How to diagnose: The first part of the diff is clean. The later parts are sloppier. Or the agent made early decisions that constrained later work in ways it didn’t foresee.

The fix: Break the task up. That dashboard page should have been 4 tasks: table, filters, chart, export. Each one gets its own spec, its own session, its own review. The overhead of 4 specs instead of 1 is maybe 5 extra minutes. The time saved in review and correction is much more. Scoping tasks for background agents covers how to find the right task size.

Reason 4: Conflicting instructions, picks one

This one is sneaky. Your spec says two things that contradict each other, and the agent picks one without telling you.

Real example from Logline. My spec said: “Match the existing card style” and also “use the new design system tokens from src/theme/tokens.ts.” The existing cards didn’t use the new design tokens — they were from before the design system update. The agent had to choose: match the old cards or use the new tokens. It chose the tokens. The new card looked different from every other card in the app.

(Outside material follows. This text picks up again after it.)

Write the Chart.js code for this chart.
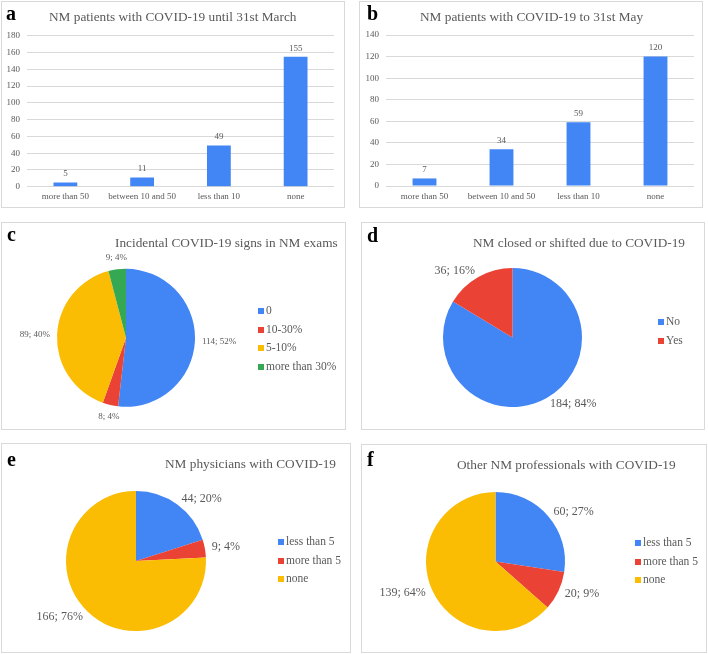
<!DOCTYPE html>
<html>
<head>
<meta charset="utf-8">
<script src="https://cdn.jsdelivr.net/npm/chart.js@4"></script>
<style>
  body { margin: 0; background: #fff; width: 708px; height: 654px; position: relative; overflow: hidden;
         font-family: "Liberation Serif", "Times New Roman", serif; color: #595959; }
  .panel { position: absolute; box-sizing: border-box; border: 1px solid #d9d9d9; }
  canvas { position: absolute; }
  .title { position: absolute; white-space: pre; line-height: 1; font-size: 13.3px; }
  .letter { position: absolute; line-height: 1; font-size: 20px; font-weight: bold; color: #000; }
  .legend { position: absolute; font-size: 11.5px; line-height: 1; }
  .legend div { display: flex; align-items: center; height: 18.5px; }
  .legend i { display: inline-block; width: 6px; height: 6px; margin-right: 2px; }
</style>
</head>
<body>
<script>
// data
const barCats = ['more than 50', 'between 10 and 50', 'less than 10', 'none'];
const marchVals = [5, 11, 49, 155];
const mayVals = [7, 34, 59, 120];
const signCats = ['0', '10-30%', '5-10%', 'more than 30%'];
const signVals = [114, 8, 89, 9];
const closedCats = ['No', 'Yes'];
const closedVals = [184, 36];
const staffCats = ['less than 5', 'more than 5', 'none'];
const physVals = [44, 9, 166];
const otherVals = [60, 20, 139];

const BLUE = '#4285f4', RED = '#ea4335', YELLOW = '#fbbc04', GREEN = '#34a853';
const GRAY = '#595959';
const SERIF = '"Liberation Serif", "Times New Roman", serif';

function box(r) {
  const d = document.createElement('div');
  d.className = 'panel';
  Object.assign(d.style, { left: r[0] + 'px', top: r[1] + 'px', width: r[2] + 'px', height: r[3] + 'px' });
  document.body.appendChild(d);
  const cv = document.createElement('canvas');
  cv.width = r[2]; cv.height = r[3];
  Object.assign(cv.style, { left: r[0] + 'px', top: r[1] + 'px', width: r[2] + 'px', height: r[3] + 'px' });
  document.body.appendChild(cv);
  return cv;
}

// text placed by its baseline
function text(cls, str, x, base, size) {
  const d = document.createElement('div');
  d.className = cls;
  d.textContent = str;
  d.style.left = x + 'px';
  d.style.top = (base - 0.8375 * size) + 'px';
  document.body.appendChild(d);
}

function legend(cats, colors, x, firstY) {
  const d = document.createElement('div');
  d.className = 'legend';
  d.style.left = x + 'px';
  d.style.top = (firstY - 9.25) + 'px';
  cats.forEach((c, i) => {
    const row = document.createElement('div');
    const sq = document.createElement('i');
    sq.style.background = colors[i];
    row.appendChild(sq);
    row.appendChild(document.createTextNode(c));
    d.appendChild(row);
  });
  document.body.appendChild(d);
}

// percentages that add up to 100 (largest remainder)
function percents(vals) {
  const sum = vals.reduce((a, b) => a + b, 0);
  const raw = vals.map(v => v * 100 / sum);
  const out = raw.map(Math.floor);
  let left = 100 - out.reduce((a, b) => a + b, 0);
  const order = raw.map((v, i) => i).sort((a, b) => (raw[b] - out[b]) - (raw[a] - out[a]));
  for (let k = 0; k < left; k++) out[order[k]]++;
  return out;
}

const barValues = {
  id: 'barValues',
  afterDatasetsDraw(chart) {
    const { ctx } = chart;
    const vals = chart.data.datasets[0].data;
    ctx.save();
    ctx.font = '9px ' + SERIF;
    ctx.fillStyle = GRAY;
    ctx.textAlign = 'center';
    ctx.textBaseline = 'bottom';
    chart.getDatasetMeta(0).data.forEach((bar, i) => ctx.fillText(vals[i], bar.x, bar.y - 4));
    ctx.restore();
  }
};

const pieLabels = {
  id: 'pieLabels',
  afterDatasetsDraw(chart, args, opts) {
    const { ctx } = chart;
    const vals = chart.data.datasets[0].data;
    const pcts = percents(vals);
    ctx.save();
    ctx.font = opts.size + 'px ' + SERIF;
    ctx.fillStyle = GRAY;
    chart.getDatasetMeta(0).data.forEach((arc, i) => {
      const p = arc.getProps(['x', 'y', 'startAngle', 'endAngle', 'outerRadius'], true);
      const mid = (p.startAngle + p.endAngle) / 2;
      const c = Math.cos(mid), s = Math.sin(mid);
      const r = p.outerRadius + opts.gap;
      if (c > 0.4) { ctx.textAlign = 'left'; ctx.textBaseline = 'middle'; }
      else if (c < -0.4) { ctx.textAlign = 'right'; ctx.textBaseline = 'middle'; }
      else { ctx.textAlign = 'center'; ctx.textBaseline = s < 0 ? 'bottom' : 'top'; }
      ctx.fillText(vals[i] + '; ' + pcts[i] + '%', p.x + c * r, p.y + s * r);
    });
    ctx.restore();
  }
};

function barChart(rect, vals, max, pad) {
  const cv = box(rect);
  new Chart(cv, {
    type: 'bar',
    data: { labels: barCats, datasets: [{ data: vals, backgroundColor: BLUE, barPercentage: 0.31, categoryPercentage: 1 }] },
    options: {
      responsive: false, animation: false, events: [],
      layout: { padding: pad },
      plugins: { legend: { display: false }, tooltip: { enabled: false } },
      scales: {
        x: {
          grid: { display: false, drawTicks: false }, border: { display: false },
          ticks: { color: GRAY, font: { family: SERIF, size: 9 }, padding: 5, maxRotation: 0, autoSkip: false },
          afterFit(s) { s.height = 18; }
        },
        y: {
          min: 0, max: max,
          grid: { color: '#d9d9d9', drawTicks: false }, border: { display: false },
          ticks: { stepSize: 20, color: GRAY, font: { family: SERIF, size: 9 }, padding: 7 },
          afterFit(s) { s.width = 22; }
        }
      }
    },
    plugins: [barValues]
  });
}

function pieChart(rect, cats, vals, colors, cx, cy, R, size) {
  const cv = box(rect);
  const S = R + 1;
  new Chart(cv, {
    type: 'pie',
    data: { labels: cats, datasets: [{ data: vals, backgroundColor: colors, borderWidth: 0, hoverOffset: 0, radius: R }] },
    options: {
      responsive: false, animation: false, events: [],
      layout: { padding: { left: cx - rect[0] - S, right: rect[0] + rect[2] - cx - S, top: cy - rect[1] - S, bottom: rect[1] + rect[3] - cy - S } },
      plugins: { legend: { display: false }, tooltip: { enabled: false }, pieLabels: { size: size, gap: 7 } }
    },
    plugins: [pieLabels]
  });
}

// a
barChart([1, 1, 344, 207], marchVals, 180, { left: 4, right: 11, top: 34.7, bottom: 3.3 });
text('letter', 'a', 6, 19.3, 20);
text('title', 'NM patients with COVID-19 until 31st March', 49, 21, 13.3);

// b
barChart([359, 1, 344, 207], mayVals, 140, { left: 5, right: 9, top: 34, bottom: 4 });
text('letter', 'b', 367, 19.3, 20);
text('title', 'NM patients with COVID-19 to 31st May', 420, 21, 13.3);

// c
pieChart([1, 222, 345, 208], signCats, signVals, [BLUE, RED, YELLOW, GREEN], 126, 337.8, 69, 9);
text('letter', 'c', 7, 241, 20);
text('title', 'Incidental COVID-19 signs in NM exams', 115, 247.5, 13.3);
legend(signCats, [BLUE, RED, YELLOW, GREEN], 258, 311);

// d
pieChart([361, 222, 344, 208], closedCats, closedVals, [BLUE, RED], 512.5, 337.5, 69.5, 12);
text('letter', 'd', 367, 241.7, 20);
text('title', 'NM closed or shifted due to COVID-19', 473, 247.5, 13.3);
legend(closedCats, [BLUE, RED], 658, 322);

// e
pieChart([1, 443, 350, 210], staffCats, physVals, [BLUE, RED, YELLOW], 136, 561, 70, 12);
text('letter', 'e', 7, 465.7, 20);
text('title', 'NM physicians with COVID-19', 165, 467.7, 13.3);
legend(staffCats, [BLUE, RED, YELLOW], 278, 542);

// f
pieChart([361, 444, 346, 209], staffCats, otherVals, [BLUE, RED, YELLOW], 495.5, 561.5, 69.5, 12);
text('letter', 'f', 367, 466, 20);
text('title', 'Other NM professionals with COVID-19', 457, 469.5, 13.3);
legend(staffCats, [BLUE, RED, YELLOW], 635, 543);
</script>
</body>
</html>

How to diagnose: The output follows part of your spec but ignores another part. When you re-read the spec, you realize the two parts don’t agree.

The fix: Before you blame the agent, re-read your own spec looking for contradictions. If you find yourself thinking “well, obviously I meant…” — the spec is the problem. The agent can’t read your intent, only your words. Remove the ambiguity. Pick one instruction. If you need both, explain how to reconcile them: “Use the new design tokens from tokens.ts, but match the existing card’s layout and spacing. The visual result should look consistent with existing cards even though the implementation uses the new token system.”

Reason 5: No constraints, over-engineers

The agent defaults to thoroughness. Without constraints, it adds error handling you didn’t need, loading states for instant operations, accessibility features for internal tools, and abstractions for things that will never be reused.

None of this is bad in isolation. But it makes the diff bigger, the review longer, and the code more complex than the feature warrants.

How to diagnose: The output works and does what you asked — plus a bunch of things you didn’t ask for. The diff is 3x larger than expected.

The fix: Add explicit constraints to your spec.

### Constraints
- No loading states (data is already in memory)
- No new dependencies
- No abstraction layers — this is a one-off component
- No error boundaries (the parent already handles errors)
- Keep it under 80 lines

Constraints are the most underused part of spec writing. They tell the agent what not to build, which is just as important as telling it what to build. I’ve found that 3–4 constraint lines cut unnecessary diff size by 40–50%.

The meta-lesson

Bad output is almost always bad input.

I know that’s uncomfortable. It’s easier to blame the tool than the instruction. But after hundreds of delegated tasks, the correlation is clear: tight specs produce good output. Vague specs produce creative interpretation. Every time.

The good news is that this is entirely in your control. You can’t make the AI smarter. You can make your specs better. And better specs have a 1:10 payoff — 2 minutes of spec clarity saves 20 minutes of correction.

The diagnosis workflow

When output misses the mark, I run through this checklist:

Read the diff. What did it actually do?
Re-read the spec. What did I actually ask for?
Find the gap. Where does the output diverge from the intent?
Categorize. Which of the 5 reasons caused it?
Fix the spec, not the code. Correct the spec and re-run. Don’t manually fix the output — you’ll hit the same problem next time if the spec isn’t fixed.

Step 5 is counterintuitive. When the output is 80% right, the temptation is to just fix the 20% by hand. Resist it. Fix the spec. Re-run the task. Now you have a spec that works, and you can reuse that pattern for similar tasks.

This is the review skill that matters most — not reading code, but reading your own specs critically. Reviewing AI-generated code covers the full review process. And if you want to write specs that get it right on the first pass, start with the common mistakes post to see the patterns that trip people up most.

The AI is consistent. Give it the same input, it produces similar output. If the output is wrong, change the input.